The principal dialectic of this set will proceed in this way, without dogma and without closure.

Socialism’s Soul

Oscar Wilde [an image of him is above], perhaps with assistance from the Communist Manifesto, saw that only from the free development of each could come the free development of all, and that the purpose of Socialism is therefore, as he put it, Individualism. Oscar Wilde’s “The Soul of Man Under Socialism” (MS-Word format download linked below) is a very good text to discuss, if people are ready for discussion. It is not necessary to read the whole sixteen pages, but it is very rewarding to do so. Here are a few lines:

“The personality of man will be very wonderful. It will be as wonderful as the personality of a child.
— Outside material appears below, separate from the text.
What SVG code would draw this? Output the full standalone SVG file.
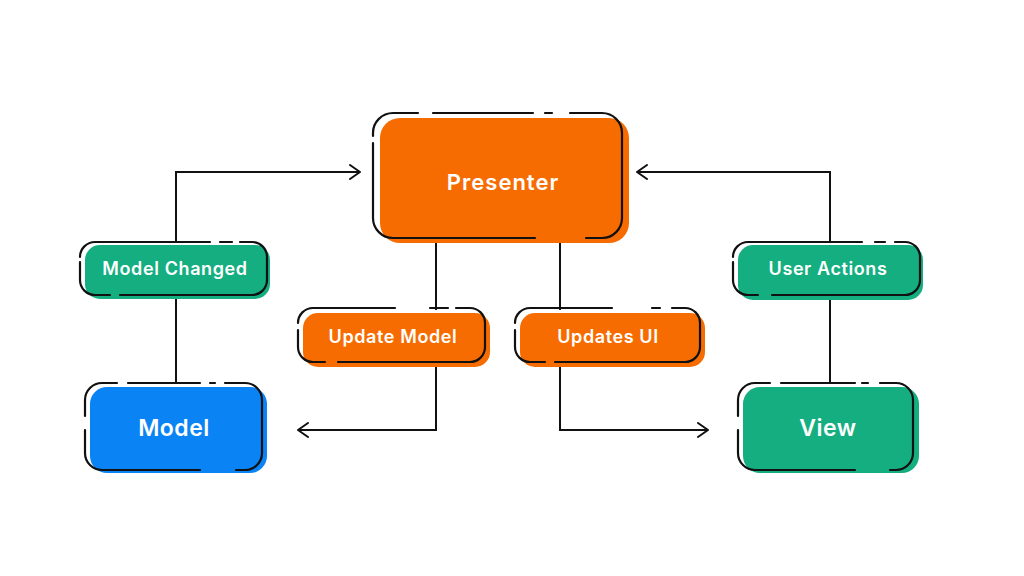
<svg xmlns="http://www.w3.org/2000/svg" width="1024" height="576" viewBox="0 0 1024 576">
<defs>
<style>
.or{fill:#F66C00}.gr{fill:#14AE80}.bl{fill:#0A83F5}
.ol{fill:none;stroke:#111;stroke-width:2.2;stroke-linecap:round}
.ln{fill:none;stroke:#111;stroke-width:2}
.t{font-family:Inter,"Noto Sans",sans-serif;font-weight:600;fill:#fff;text-anchor:middle;dominant-baseline:central}
.s{font-size:18px;letter-spacing:0.6px}
</style>
<marker id="ah" viewBox="0 0 12 16" refX="11" refY="8" markerWidth="12" markerHeight="16" markerUnits="userSpaceOnUse" orient="auto">
<path d="M1,1 L11,8 L1,15" fill="none" stroke="#111" stroke-width="2" stroke-linecap="round" stroke-linejoin="round"/>
</marker>
</defs>
<g id="connectors">
<path class="ln" d="M176,242 V172 H360" marker-end="url(#ah)"/>
<path class="ln" d="M176,295 V383"/>
<path class="ln" d="M830,242 V172 H637" marker-end="url(#ah)"/>
<path class="ln" d="M830,295 V383"/>
<path class="ln" d="M436,240 V310"/>
<path class="ln" d="M436,362 V430 H298" marker-end="url(#ah)"/>
<path class="ln" d="M560,240 V310"/>
<path class="ln" d="M560,362 V430 H708" marker-end="url(#ah)"/>
</g>
<g id="presenter">
<rect class="or" x="380" y="118" width="249" height="125" rx="20"/>
<path class="ol" d="M373,143 V218 A20,20 0 0 0 393,238 H535 M586,238 H602 A20,20 0 0 0 622,218 V133 A20,20 0 0 0 602,113 H570 M552,113 H545 M533,113 H433 M418,113 H393 A20,20 0 0 0 373,133 V136"/>
<text class="t" x="503" y="182" font-size="22" letter-spacing="1">Presenter</text>
</g>
<g id="model-changed">
<rect class="gr" x="85" y="245" width="185" height="54" rx="15"/>
<path class="ol" d="M80,262 V280 A15,15 0 0 0 95,295 H110 M120,295 H252 A15,15 0 0 0 267,280 V257 A15,15 0 0 0 252,242 H240 M232,242 H220 M210,242 H95 A15,15 0 0 0 80,257"/>
<text class="t s" x="175" y="268">Model Changed</text>
</g>
<g id="update-model">
<rect class="or" x="303" y="313" width="187" height="54" rx="15"/>
<path class="ol" d="M298,330 V347 A15,15 0 0 0 313,362 H325 M338,362 H470 A15,15 0 0 0 485,347 V323 A15,15 0 0 0 470,308 H456 M448,308 H430 M395,308 H313 A15,15 0 0 0 298,323"/>
<text class="t s" x="393" y="336">Update Model</text>
</g>
<g id="updates-ui">
<rect class="or" x="520" y="313" width="185" height="54" rx="15"/>
<path class="ol" d="M515,330 V347 A15,15 0 0 0 530,362 H545 M555,362 H685 A15,15 0 0 0 700,347 V323 A15,15 0 0 0 685,308 H672 M660,308 H652 M612,308 H530 A15,15 0 0 0 515,323"/>
<text class="t s" x="608" y="336">Updates UI</text>
</g>
<g id="user-actions">
<rect class="gr" x="738" y="245" width="185" height="55" rx="15"/>
<path class="ol" d="M733,262 V280 A15,15 0 0 0 748,295 H758 M772,295 H905 A15,15 0 0 0 920,280 V257 A15,15 0 0 0 905,242 H895 M885,242 H875 M862,242 H748 A15,15 0 0 0 733,257"/>
<text class="t s" x="828" y="268">User Actions</text>
</g>
<g id="model">
<rect class="bl" x="90" y="387" width="177" height="86" rx="17"/>
<path class="ol" d="M85,430 V453 A17,17 0 0 0 102,470 H200 M236,470 H245 A17,17 0 0 0 262,453 V400 A17,17 0 0 0 245,383 H225 M215,383 H210 M200,383 H128 M117,383 H102 A17,17 0 0 0 85,400 V416"/>
<text class="t" x="174" y="428" font-size="23" letter-spacing="0.5">Model</text>
</g>
<g id="view">
<rect class="gr" x="743" y="387" width="176" height="86" rx="17"/>
<path class="ol" d="M738,430 V453 A17,17 0 0 0 755,470 H855 M890,470 H896 A17,17 0 0 0 913,453 V400 A17,17 0 0 0 896,383 H880 M868,383 H862 M855,383 H781 M770,383 H755 A17,17 0 0 0 738,400 V416"/>
<text class="t" x="828" y="428" font-size="23" letter-spacing="0.5">View</text>
</g>
</svg>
“In its development it will be assisted by Christianity, if men desire that; but if men do not desire that, it will develop none the less surely. For it will not worry itself about the past, nor care whether things happened or did not happen. Nor will it admit any laws but its own laws; nor any authority but its own authority. Yet it will love those who sought to intensify it, and speak often of them. And of these Christ was one.

“‘Know thyself’ was written over the portal of the antique world. Over the portal of the new world, ‘Be thyself’ shall be written. And the message of Christ to man was simply ‘Be thyself.’ That is the secret of Christ.

“When Jesus talks about the poor he simply means personalities, just as when he talks about the rich he simply means people who have not developed their personalities.”

This is altogether a wonderful piece of writing, full of wit, charm and surprising truth. It represents much of what the Communist University aspires towards. May it please you to persevere with it.